Rider penggemar jarak jauh cenderung ada di level kronis dalam meminati sensasi berkendara. Mereka ini umumnya tak terlalu peduli dengan destinasi, karena kunci kenikmatan dari sebuah riding menurut mereka adalah proses perjalanan itu sendiri.

Walau sering dianggap sebagai rider yang cukup mature, pada kenyataannya, sisi emosional long runner sama dengan rider manapun. Sisi ini tidak berkaitan sama sekali dengan hobinya menabahkan diri selama perjalanan jauh, karena emosional seseorang cenderung berangkat dari watak yang terbentuk sejak kecil.

Alhasil, bukan tanpa masalah, banyak long runner yang bahkan bisa dengan mudah hilang mood di tengah jalan, cranky saat kecapean, hingga agresif pada pengendara lain di saat kesal.

Hanya saja, dengan bekal pengalaman jarak jauhnya, long runner jadi lebih terbiasa untuk cepat sembuh. Dalam artian, di saat mood mereka berantakan, mereka cenderung tahu harus berbuat apa untuk memperbaiki situasinya.
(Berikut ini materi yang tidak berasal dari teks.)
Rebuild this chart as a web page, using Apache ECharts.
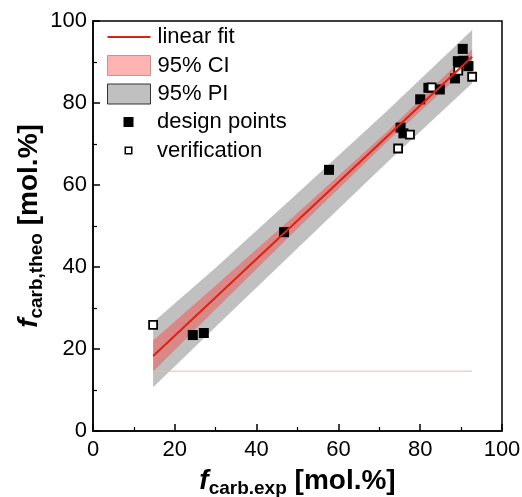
<!DOCTYPE html>
<html>
<head>
<meta charset="utf-8">
<script src="https://cdn.jsdelivr.net/npm/echarts@6/dist/echarts.min.js"></script>
<style>
  html, body { margin: 0; padding: 0; background: #fff; }
  #chartBox { width: 522px; height: 497px; }
</style>
</head>
<body>
<div id="chartBox"></div>
<script>
// values
var designPoints = [
    [24.4, 23.4], [27.1, 23.9], [46.7, 48.5], [57.7, 63.7],
    [75.2, 74.0], [75.9, 72.6], [80.0, 80.9], [82.0, 83.7],
    [84.8, 83.3], [88.5, 86.0], [89.2, 90.2], [90.6, 90.3],
    [91.8, 89.0], [90.4, 93.2]
];
var verifyPoints = [
    [14.7, 25.9], [74.6, 68.9], [77.5, 72.3], [82.8, 83.8],
    [89.3, 87.9], [92.7, 86.4]
];
var fitLine = [[14.7, 18.3], [92.7, 91.3]];
var bandX = [14.7, 30, 50, 72, 92.7];
var ciLow = [14.5, 29.7, 49.4, 70.7, 89.5];
var ciHigh = [22.1, 35.5, 53.2, 73.1, 93.1];
var piLow = [10.7, 25.4, 44.6, 65.6, 84.8];
var piHigh = [26.5, 39.8, 58.0, 78.2, 97.8];
var ciEdge = [[14.7, 14.6], [92.7, 14.6]];
var axisTicks = [0, 20, 40, 60, 80, 100];

var FONT = 'Liberation Sans';
// legend glyphs: tiny corner specks keep the full 43px box so nothing is stretched
var CORNERS_20 = 'M0,0L0.01,0L0,0.01Z M43,20L42.99,20L43,19.99Z ';
var CORNERS_10 = 'M0,0L0.01,0L0,0.01Z M43,10L42.99,10L43,9.99Z ';
var LINE_ICON = 'path://' + CORNERS_20 + 'M0,9H43V11H0Z';
var FILLED_ICON = 'path://' + CORNERS_10 + 'M16.5,0H26.5V10H16.5Z';
var HOLLOW_ICON = 'path://' + CORNERS_10 + 'M17.5,1H25.5V9H17.5Z M19,2.5V7.5H24V2.5Z';

function bandSeries(name, low, high, fill) {
    var rows = [];
    for (var i = 0; i < bandX.length; i++) {
        rows.push([bandX[i], low[i], high[i]]);
    }
    return {
        name: name,
        type: 'custom',
        data: rows,
        encode: { x: 0, y: [1, 2] },
        silent: true,
        renderItem: function (params, api) {
            if (params.dataIndex !== 0) return;
            var pts = [];
            for (var i = 0; i < bandX.length; i++) pts.push(api.coord([bandX[i], high[i]]));
            for (var j = bandX.length - 1; j >= 0; j--) pts.push(api.coord([bandX[j], low[j]]));
            return { type: 'polygon', shape: { points: pts }, style: { fill: fill } };
        }
    };
}

function buildAxis(sub) {
    return {
        type: 'value',
        min: 0,
        max: 100,
        interval: 20,
        name: '{i|f}{s|' + sub + '}{m| [mol.%]}',
        nameLocation: 'middle',
        nameMoveOverlap: false,
        nameTextStyle: {
            rich: {
                i: { fontFamily: FONT, fontSize: 28, fontWeight: 'bold', fontStyle: 'italic', color: '#000', verticalAlign: 'bottom', lineHeight: 30, padding: [0, 0, 3, 0] },
                s: { fontFamily: FONT, fontSize: 19, fontWeight: 'bold', color: '#000', verticalAlign: 'bottom', lineHeight: 21 },
                m: { fontFamily: FONT, fontSize: 28, fontWeight: 'bold', color: '#000', verticalAlign: 'bottom', lineHeight: 30, padding: [0, 0, 3, 0] }
            }
        },
        axisLine: { show: true, lineStyle: { color: '#000', width: 1.5 } },
        axisTick: { show: true, inside: true, length: 7, lineStyle: { color: '#000', width: 1.5 } },
        minorTick: { show: true, splitNumber: 2, length: 4, lineStyle: { color: '#000', width: 1.2 } },
        splitLine: { show: false },
        axisLabel: {
            fontFamily: FONT, fontSize: 22, color: '#000',
            customValues: axisTicks
        }
    };
}

function legendText() {
    return { fontFamily: FONT, fontSize: 22, lineHeight: 22, color: '#000', padding: [0, 0, 0, 2] };
}

var chart = echarts.init(document.getElementById('chartBox'));
var xAx = buildAxis('carb.exp');
xAx.nameGap = 37;
xAx.axisLabel.margin = 8;
var yAx = buildAxis('carb,theo');
yAx.nameGap = 47;
yAx.axisLabel.margin = 6;

var option = {
    animation: false,
    backgroundColor: '#fff',
    grid: {
        left: 93, right: 20, top: 21, bottom: 66,
        outerBoundsMode: 'none',
        show: true, borderColor: '#000', borderWidth: 1.5
    },
    xAxis: xAx,
    yAxis: yAx,
    legend: [
        {
            left: 102, top: 21, orient: 'vertical',
            itemWidth: 43, itemHeight: 20, itemGap: 6.5,
            textStyle: legendText(),
            data: [
                { name: 'linear fit', icon: LINE_ICON, itemStyle: { color: '#dd2211' } },
                { name: '95% CI', icon: 'rect', itemStyle: { color: '#ffb3b3', borderColor: '#d88c8c', borderWidth: 1 } },
                { name: '95% PI', icon: 'rect', itemStyle: { color: '#c0c0c0', borderColor: '#333', borderWidth: 1 } }
            ]
        },
        {
            left: 102, top: 106, orient: 'vertical',
            itemWidth: 43, itemHeight: 10, itemGap: 6.5,
            textStyle: legendText(),
            data: [
                { name: 'design points', icon: FILLED_ICON, itemStyle: { color: '#000', borderWidth: 0 } },
                { name: 'verification', icon: HOLLOW_ICON, itemStyle: { color: '#000', borderWidth: 0 } }
            ]
        }
    ],
    series: [
        bandSeries('95% PI', piLow, piHigh, '#c0c0c0'),
        bandSeries('95% CI', ciLow, ciHigh, 'rgba(255,50,50,0.4)'),
        {
            name: 'ci edge',
            type: 'line',
            data: ciEdge,
            symbol: 'none',
            silent: true,
            lineStyle: { color: '#f0b4b4', width: 1 }
        },
        {
            name: 'linear fit',
            type: 'line',
            data: fitLine,
            symbol: 'none',
            lineStyle: { color: '#dd2211', width: 2 },
            itemStyle: { color: '#dd2211' }
        },
        {
            name: 'design points',
            type: 'scatter',
            data: designPoints,
            symbol: 'rect',
            symbolSize: 10,
            itemStyle: { color: '#000', opacity: 1 }
        },
        {
            name: 'verification',
            type: 'scatter',
            data: verifyPoints,
            symbol: 'rect',
            symbolSize: 8,
            itemStyle: { color: '#fff', borderColor: '#000', borderWidth: 1.8, opacity: 1 }
        }
    ]
};
chart.setOption(option);
</script>
</body>
</html>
Long runner pun terbilang independen. Di saat mereka merencanakan sebuah trip, mereka tidak dependant pada ada atau tidaknya sahabat mereka yang akan ikut. Mereka mau riding karena mereka mau, bukan karena dengan siapa, ke mana, semalam berbuat apa.

Berangkat dari karakter mereka yang sebenarnya tidak membutuhkan komunitas, ini akhirnya dikeluhkan lingkungan mereka, terkhusus jika mereka terhubung dengan kelompok riding yang heterogen.

Satu-satunya kategori yang akan mengeluhkan kebiasaan seorang long runner hanyalah para rider jarak pendek yang akan saya namakan shorty di sini.

Shorty cenderung gelisah jika long runner sudah memiliki rencana riding. Pasalnya, mereka kepikiran dengan “duh kalo jauh males bat dah, pasti ga bisa eug”.

Preferensi shorty dan long runner ini yang akhirnya sering membuat mereka tidak banyak menghabiskan waktu bersama. Sekalipun shorty dan long runner sudah ada di dalam satu wadah bertahun-tahun, dua kategori ini biasanya menjadi yang paling tidak saling mengenal.

Namun, bukan berarti shorty tak bisa riding jarak jauh. Seorang shorty memiliki banyak pertimbangan kenapa mereka tidak tertarik dengan riding jarak jauh. Mulai dari memahami batas diri, pembatasan dari lingkungan, atau tidak tersedianya waktu.

Pada akhirnya dua kategori ini tidak ada yang lebih baik antara satu sama lain. Dalam postingan ini saya hanya ingin membagikan sudut pandang saya sebagai pengendara. Bisa jadi hanya empiris untuk saya, tapi cocoklogi untuk siapa saja.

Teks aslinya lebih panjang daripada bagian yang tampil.